In October last year, my wife gave birth to our first child (a son, thankfully, because I’m not sure I would have known what to do with a little girl), whom we named Ethan. Whilst there are certainly many challenges that came with being a Dad for the first time, these challenges have been far outweighed by the experience of raising this little life.
The first month was certainly the most difficult for us. The challenges of adjusting to a new sleeping schedule, figuring out how to look after this tiny person and re-arranging our lives around this new family member kept us on our toes. But shortly after that we settled into the groove of our new life and ever since, have loved getting to know our son. I got to see his first smile and to hear his first laugh. I saw the face he pulled when he first tasted broccoli (and I don’t blame him). I’ve seen him get excited and get frustrated. I’ve seen his good moods and his bad moods. And I’ve heard his first scrambled words, “Dada”. And in all of this I’ve realised just how influential I am in my son’s life. Right now, he depends on my influence for his basic needs. But soon, he’ll depend on it to learn about becoming a man.
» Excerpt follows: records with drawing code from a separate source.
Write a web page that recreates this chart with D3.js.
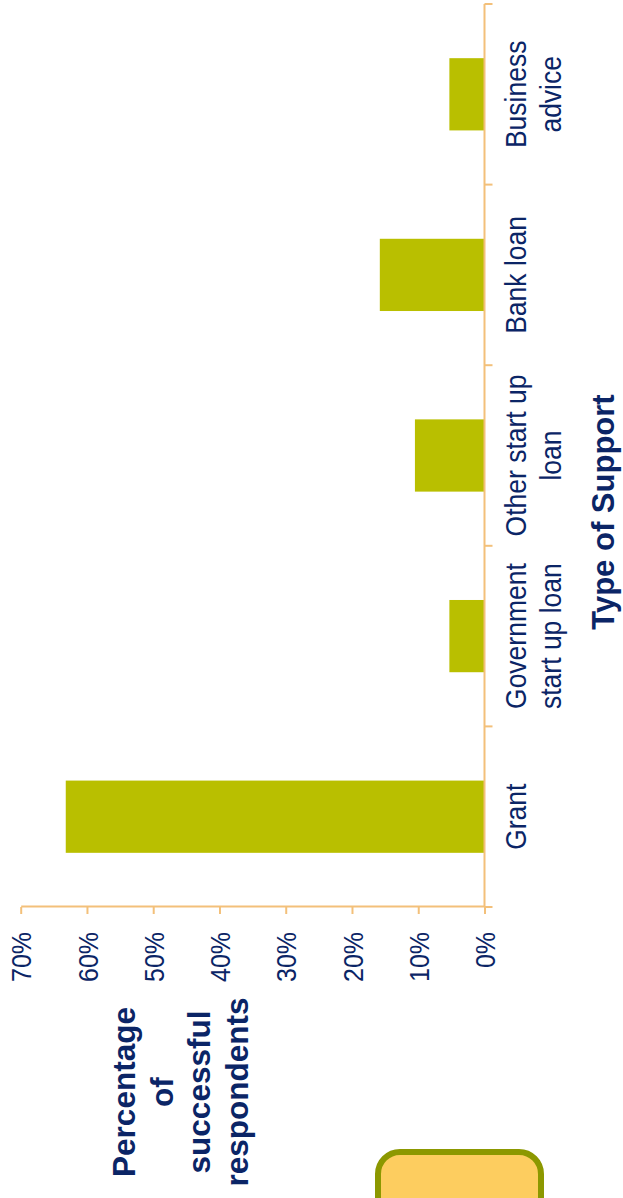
<!DOCTYPE html>
<html>
<head>
<meta charset="utf-8">
<script src="https://cdn.jsdelivr.net/npm/d3@7"></script>
<style>
  html, body { margin: 0; padding: 0; background: #ffffff; }
  svg { display: block; }
  text { font-family: "Liberation Sans", Arial, Helvetica, sans-serif; }
</style>
</head>
<body>
<svg id="chart" width="623" height="1198"></svg>
<script>
// Share of successful respondents by type of support received
const categories = ["Grant", "Government start up loan", "Other start up loan", "Bank loan", "Business advice"];
const categoryLines = [["Grant"], ["Government", "start up loan"], ["Other start up", "loan"], ["Bank loan"], ["Business", "advice"]];
const shares = [0.632, 0.053, 0.105, 0.158, 0.053];
const valueTicks = [0, 0.1, 0.2, 0.3, 0.4, 0.5, 0.6, 0.7];
const valueTitle = ["Percentage", "of", "successful", "respondents"];
const categoryTitle = "Type of Support";

const W = 623, H = 1198;
const navy = "#0b2566";
const axisColor = "#f3c07a";
const barColor = "#b9bf00";
const labelStretch = 1.12;   // regular labels are set slightly tall

const svg = d3.select("#chart");

// The chart is laid out in its own frame and turned a quarter turn anticlockwise.
const g = svg.append("g").attr("transform", `translate(0,${H}) rotate(-90)`);

const x = d3.scaleBand()
  .domain(categories)
  .range([291, 1194])
  .paddingInner(0.6)
  .paddingOuter(0.3);

const y = d3.scaleLinear()
  .domain([0, 0.7])
  .range([484.5, 20.7]);

// bars
g.append("g")
  .selectAll("rect")
  .data(categories)
  .join("rect")
  .attr("x", d => x(d))
  .attr("width", x.bandwidth())
  .attr("y", (d, i) => y(shares[i]))
  .attr("height", (d, i) => y(0) - y(shares[i]))
  .attr("fill", barColor);

// value axis
const yAxis = g.append("g")
  .attr("transform", `translate(${x.range()[0]},0)`)
  .call(d3.axisLeft(y)
    .tickValues(valueTicks)
    .tickFormat(d3.format(".0%"))
    .tickSize(7)
    .tickSizeOuter(0)
    .tickPadding(18));
yAxis.select(".domain").attr("stroke", axisColor).attr("stroke-width", 2);
yAxis.selectAll(".tick line").attr("stroke", axisColor).attr("stroke-width", 2);
yAxis.selectAll(".tick text")
  .attr("fill", navy)
  .style("font-size", "25px")
  .attr("dy", "0.36em")
  .attr("transform", `scale(1,${labelStretch})`);

// category axis with ticks between the bands
const step = x.step();
const start = x(categories[0]) - step * x.paddingInner() / 2;
const bounds = d3.range(categories.length + 1).map(i => start + i * step);
const xAxis = g.append("g").attr("transform", `translate(0,${y(0)})`);
xAxis.append("line")
  .attr("x1", bounds[0]).attr("x2", bounds[bounds.length - 1])
  .attr("stroke", axisColor).attr("stroke-width", 2);
xAxis.selectAll("line.tick")
  .data(bounds)
  .join("line")
  .attr("class", "tick")
  .attr("x1", d => d).attr("x2", d => d)
  .attr("y1", 0).attr("y2", 8)
  .attr("stroke", axisColor).attr("stroke-width", 2);

const catText = xAxis.selectAll("text.cat")
  .data(categories)
  .join("text")
  .attr("class", "cat")
  .attr("text-anchor", "middle")
  .attr("fill", navy)
  .style("font-size", "26.5px")
  .attr("transform", d => `translate(${x(d) + x.bandwidth() / 2},41.5) scale(1,${labelStretch})`);
catText.selectAll("tspan")
  .data((d, i) => categoryLines[i])
  .join("tspan")
  .attr("x", 0)
  .attr("y", (d, i) => i * 35 / labelStretch)
  .text(d => d);

// axis titles
g.append("text")
  .attr("x", 686)
  .attr("y", 614)
  .attr("text-anchor", "middle")
  .attr("fill", navy)
  .style("font-size", "31px")
  .style("font-weight", "bold")
  .text(categoryTitle);

g.append("text")
  .attr("text-anchor", "middle")
  .attr("fill", navy)
  .style("font-size", "31.5px")
  .style("font-weight", "bold")
  .selectAll("tspan")
  .data(valueTitle)
  .join("tspan")
  .attr("x", 106)
  .attr("y", (d, i) => 135 + i * 37.7)
  .text(d => d);

// rounded note box at the foot of the page
svg.append("rect")
  .attr("x", 378)
  .attr("y", 1152)
  .attr("width", 163)
  .attr("height", 90)
  .attr("rx", 22)
  .attr("fill", "#fdcd5f")
  .attr("stroke", "#8c9800")
  .attr("stroke-width", 6);
</script>
</body>
</html>
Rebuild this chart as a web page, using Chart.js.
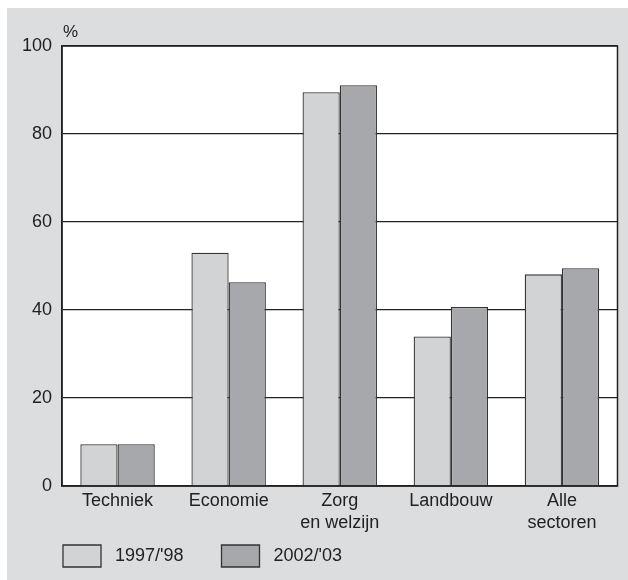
<!DOCTYPE html>
<html>
<head>
<meta charset="utf-8">
<script src="https://cdn.jsdelivr.net/npm/chart.js@4.4.0/dist/chart.umd.min.js"></script>
<style>
  body { margin: 0; background: #fff; }
  #wrap { position: absolute; left: 7px; top: 8px; width: 621px; height: 572px; background: #dcdddf; }
</style>
</head>
<body>
<div id="wrap"><canvas id="chart"></canvas></div>
<script>
const categories = ['Techniek', 'Economie', ['Zorg', 'en welzijn'], 'Landbouw', ['Alle', 'sectoren']];
const seriesNames = ["1997/'98", "2002/'03"];
const values1997 = [9.5, 53.0, 89.5, 34.0, 48.1];
const values2002 = [9.5, 46.3, 91.1, 40.7, 49.5];
const yMin = 0;
const yMax = 100;
const yStep = 20;

const fontFamily = '"Liberation Sans", Arial, sans-serif';
const ink = '#222';

// white plot area, full frame and the % sign
const plotBox = {
  id: 'plotBox',
  beforeDraw(chart) {
    const { ctx, chartArea } = chart;
    ctx.save();
    ctx.fillStyle = '#fff';
    ctx.fillRect(chartArea.left, chartArea.top, chartArea.right - chartArea.left, chartArea.bottom - chartArea.top);
    ctx.restore();
  },
  afterDraw(chart) {
    const { ctx, chartArea } = chart;
    ctx.save();
    ctx.strokeStyle = ink;
    ctx.lineWidth = 1.5;
    ctx.strokeRect(chartArea.left, chartArea.top, chartArea.right - chartArea.left, chartArea.bottom - chartArea.top);
    ctx.fillStyle = ink;
    ctx.font = '17px ' + fontFamily;
    ctx.textAlign = 'left';
    ctx.textBaseline = 'alphabetic';
    ctx.fillText('%', chartArea.left + 1, chartArea.top - 9);
    ctx.restore();
  }
};

// move the legend so it lines up under the plot, like the original
const legendShift = {
  id: 'legendShift',
  afterLayout(chart) {
    const lg = chart.legend;
    if (!lg) return;
    const w = lg.width;
    lg.left = 18;
    lg.right = lg.left + w;
    lg.top = chart.chartArea.bottom + 21;
    lg.height = 70;
    lg.bottom = lg.top + lg.height;
  }
};

new Chart(document.getElementById('chart'), {
  type: 'bar',
  data: {
    labels: categories,
    datasets: [
      {
        label: seriesNames[0],
        data: values1997,
        backgroundColor: '#d2d3d5',
        borderColor: '#333',
        borderWidth: 1.3
      },
      {
        label: seriesNames[1],
        data: values2002,
        backgroundColor: '#a7a8ab',
        borderColor: '#333',
        borderWidth: 1.3
      }
    ]
  },
  options: {
    responsive: true,
    maintainAspectRatio: false,
    animation: false,
    layout: { padding: { left: 0, top: 38, right: 10.5, bottom: 3 } },
    datasets: { bar: { categoryPercentage: 0.67, barPercentage: 1 } },
    scales: {
      x: {
        grid: { display: false, drawTicks: false },
        border: { display: true, color: ink, width: 1.5 },
        ticks: {
          color: ink,
          padding: 5,
          maxRotation: 0,
          autoSkip: false,
          font: { size: 18, family: fontFamily, lineHeight: 1.17 }
        },
        afterFit(scale) { scale.height = 59; }
      },
      y: {
        min: yMin,
        max: yMax,
        grid: { color: ink, lineWidth: 1.2, drawTicks: false },
        border: { display: true, color: ink, width: 1.5 },
        ticks: {
          stepSize: yStep,
          color: ink,
          padding: 10,
          font: { size: 18, family: fontFamily }
        },
        afterFit(scale) { scale.width = 55; }
      }
    },
    plugins: {
      tooltip: { enabled: false },
      legend: {
        position: 'bottom',
        align: 'start',
        maxHeight: 32,
        labels: {
          boxWidth: 38,
          boxHeight: 22,
          padding: 38,
          color: ink,
          font: { size: 18, family: fontFamily },
          generateLabels(chart) {
            return Chart.defaults.plugins.legend.labels.generateLabels(chart).map(item => {
              item.text = ' ' + item.text;
              return item;
            });
          }
        }
      }
    }
  },
  plugins: [plotBox, legendShift]
});
</script>
</body>
</html>
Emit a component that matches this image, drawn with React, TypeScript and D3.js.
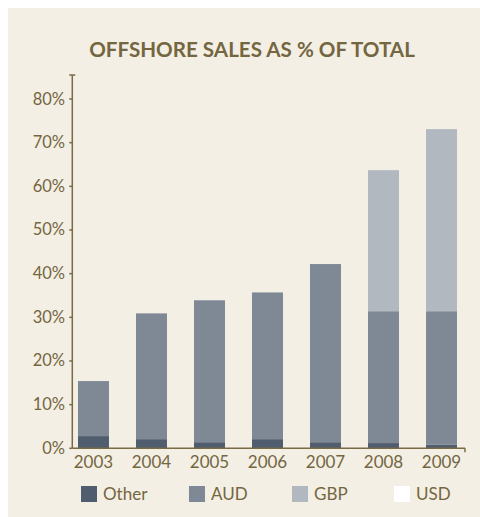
import React from "react";
import * as d3 from "d3";

const years = ["2003", "2004", "2005", "2006", "2007", "2008", "2009"];
const seriesNames = ["Other", "AUD", "GBP", "USD"];
const otherValues = [2.8, 2.1, 1.4, 2.1, 1.4, 1.2, 0.8];
const audValues = [12.6, 28.8, 32.5, 33.6, 40.8, 30.2, 30.6];
const gbpValues = [0, 0, 0, 0, 0, 32.3, 41.7];
const usdValues = [0, 0, 0, 0, 0, 0, 0];
const yTicks = [0, 10, 20, 30, 40, 50, 60, 70, 80];
const title = "OFFSHORE SALES AS % OF TOTAL";

const colors = ["#505d6e", "#7f8895", "#b1b8c0", "#ffffff"];
const textColor = "#74663f";
const axisColor = "#7a6a45";
const bg = "#f3efe5";
const font = "Lato, 'Open Sans', sans-serif";

export default function App() {
  const W = 480, H = 517;
  const x0 = 72.3, yBase = 448.3;
  const y = d3.scaleLinear().domain([0, 80]).range([yBase, 99]);
  const x = d3.scaleBand<string>().domain(years).range([78, 457]).paddingInner(0.466).paddingOuter(0);

  const rows = years.map((yr, i) => ({
    year: yr,
    Other: otherValues[i],
    AUD: audValues[i],
    GBP: gbpValues[i],
    USD: usdValues[i],
  }));
  const stacked = d3.stack<any>().keys(seriesNames)(rows);

  const legendX = [81, 189, 292, 394];

  return (
    <svg width={W} height={H} style={{ position: "absolute", left: 0, top: 0 }}>
      <rect x={8} y={8} width={W - 8} height={H - 8} fill={bg} />
      <text x={252} y={57} textAnchor="middle" fontFamily={font} fontWeight={700} fontSize={20.6} fill={textColor}>
        {title}
      </text>
      {stacked.map((s, si) => (
        <g key={seriesNames[si]} fill={colors[si]}>
          {s.map((d, i) => (
            <rect key={i} x={x(years[i])} width={x.bandwidth()} y={y(d[1])} height={Math.max(0, y(d[0]) - y(d[1]))} />
          ))}
        </g>
      ))}
      {/* y axis */}
      <line x1={x0} x2={x0} y1={75} y2={yBase} stroke={axisColor} strokeWidth={1.5} />
      <line x1={x0 - 3} x2={x0 + 3} y1={75} y2={75} stroke={axisColor} strokeWidth={1.5} />
      {yTicks.map((t) => (
        <g key={t}>
          <line x1={x0 - 3} x2={x0} y1={y(t)} y2={y(t)} stroke={axisColor} strokeWidth={1.5} />
          <text x={65} y={y(t) + 5.5} textAnchor="end" fontFamily={font} fontSize={16.5} fill={textColor}>
            {t + "%"}
          </text>
        </g>
      ))}
      {/* x axis */}
      <line x1={x0} x2={465} y1={yBase} y2={yBase} stroke={axisColor} strokeWidth={1.5} />
      <line x1={465} x2={465} y1={yBase} y2={yBase + 4} stroke={axisColor} strokeWidth={1.5} />
      {years.map((yr) => (
        <text key={yr} x={(x(yr) as number) + x.bandwidth() / 2} y={468} textAnchor="middle" fontFamily={font} fontSize={17} fill={textColor}>
          {yr}
        </text>
      ))}
      {/* legend */}
      {seriesNames.map((n, i) => (
        <g key={n}>
          <rect x={legendX[i]} y={486} width={16} height={16} fill={colors[i]} />
          <text x={legendX[i] + 22} y={500} fontFamily={font} fontSize={17} fill={textColor}>
            {n}
          </text>
        </g>
      ))}
    </svg>
  );
}
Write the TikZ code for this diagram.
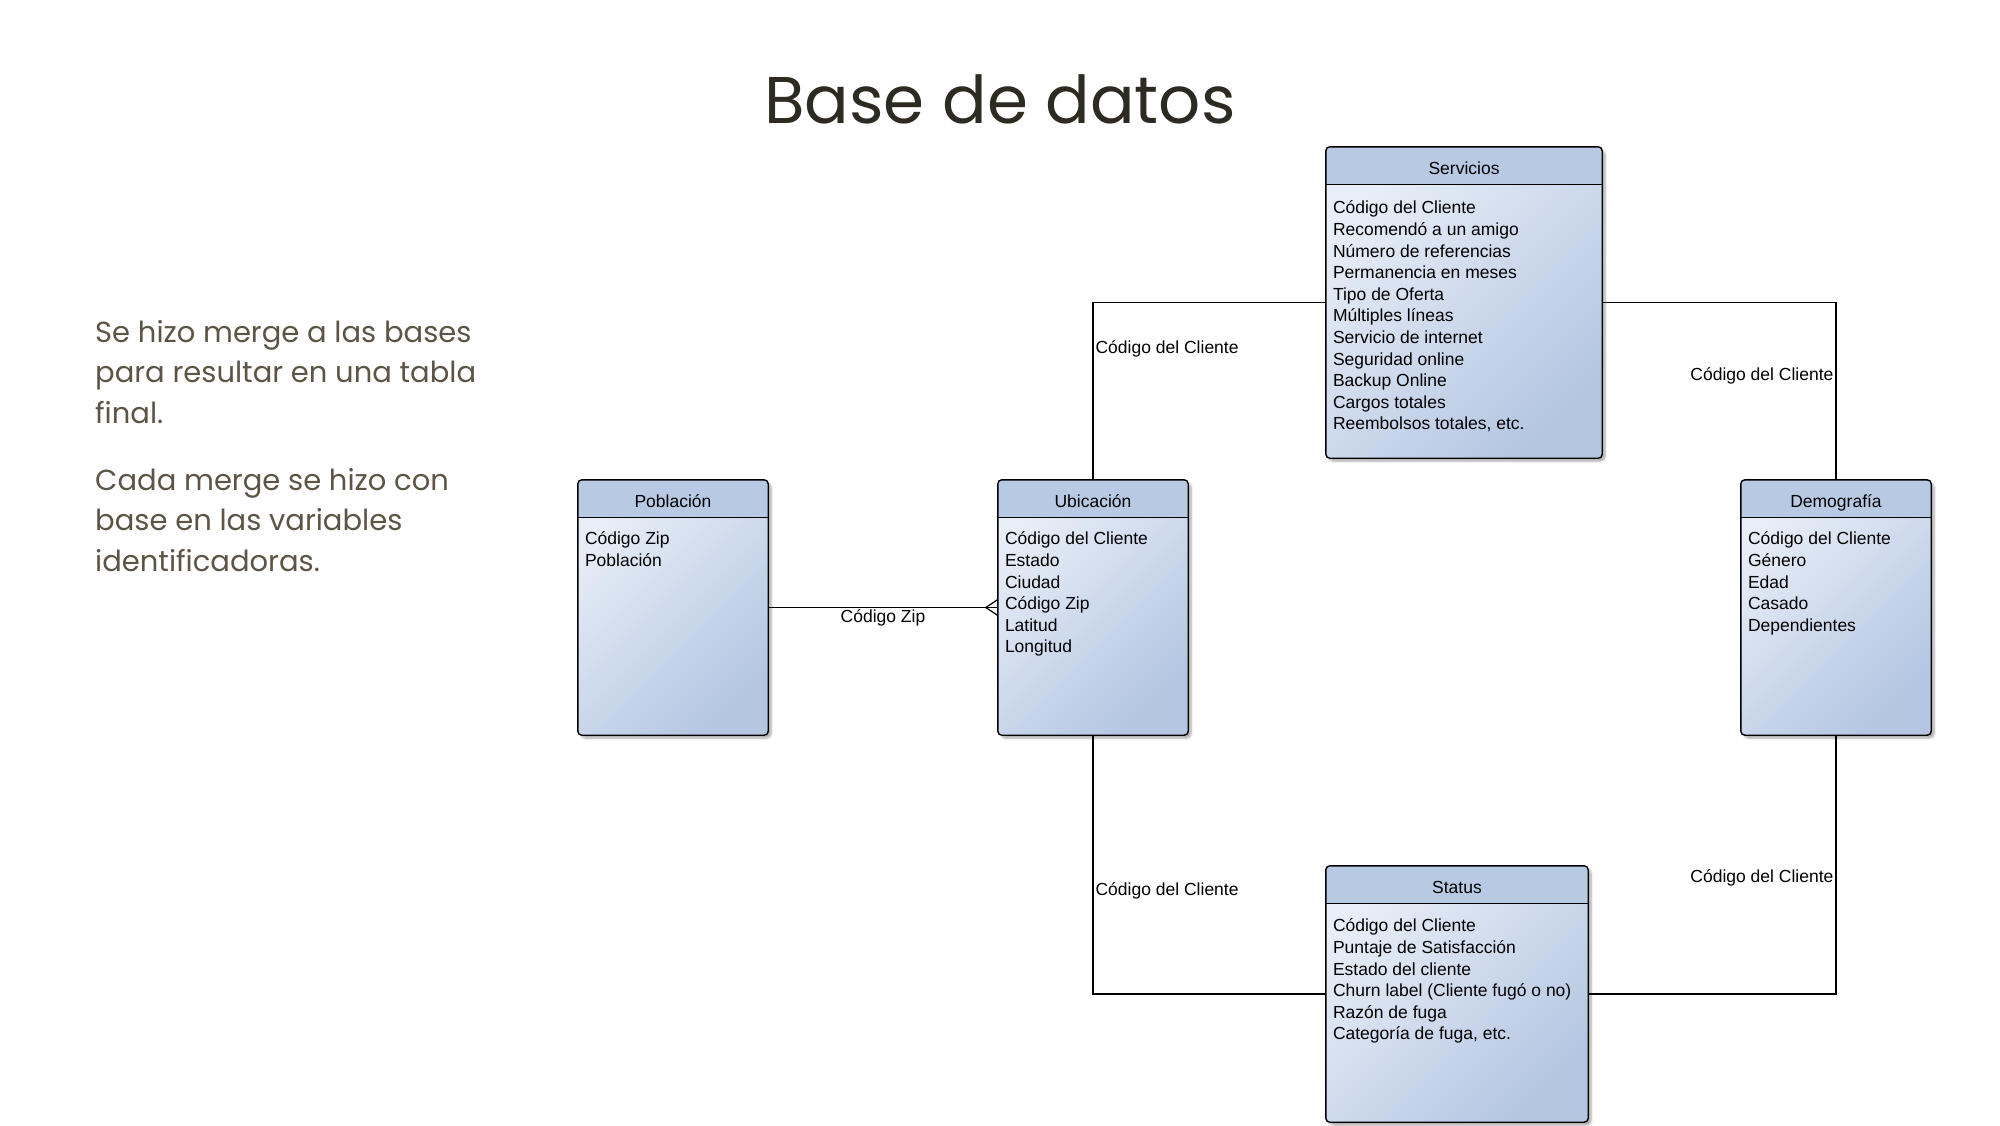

I’ve learnt many things since Ethan was born – things about him, about parenting, about my wife and about myself. Foremost among these is this – “my greatest contribution in life may not be what I do, but who I raise”. For that reason, I’m going to be the best Dad that I know how to be to Ethan. I’m going get to know him. I’m going to teach him all I know. I’m going to make memories with him. And I’m going to make sure that he knows how much I love him. And it’s my hope that through this, he’ll one day grow up to be a man of character and of courage.